An unprecedented crisis in Western religious life
Historians of religious life know well that in the course of Church history some religious institutes, both male and female, have disappeared after years of fruitful life. They also know that each new cycle of religious life – the transition from monasticism to mendicancy, from mendicancy to modern apostolic congregations – has in some way thrown the previous cycle into crisis. Time to recover and adapt has been needed. This is a positive process: Western religious life has been enriched by the experience of the desert, the periphery and the frontier.
Today, however, something different and new is happening in the Western world, affecting all religious institutes: a shortage of vocations and inverted demographic pyramids, with many elderly religious at the top and few young people at the bottom, as well as many leaving religious life. The question is: Why are they leaving?
This widespread situation causes uncertainty about the future of religious life and, in many cases, generates a climate of fear or panic: Will religious life disappear from the Churches of the Christian West? In time, will the same phenomenon occur in Asia and Africa? Will there be a move toward new communities of religious? Will new lay movements replace traditional religious life?

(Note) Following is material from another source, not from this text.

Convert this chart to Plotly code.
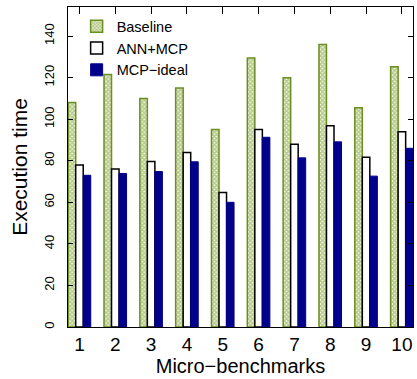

If we want to summarize this situation, perhaps we should speak of a “chaotic situation,” that is, a mix of confusion and disorder. All kinds of consequences ensue, not only pastoral and spiritual, but also institutional, economic and social. What can we do about our educational, pastoral, health and social apostolates when there is a lack of religious personnel and economic resources to maintain them? How can we cope with the considerable costs of infirmaries for religious? How can young religious be formed in this climate of insecurity? What future awaits the young people who enter very old religious communities? Is it possible to continue to dream?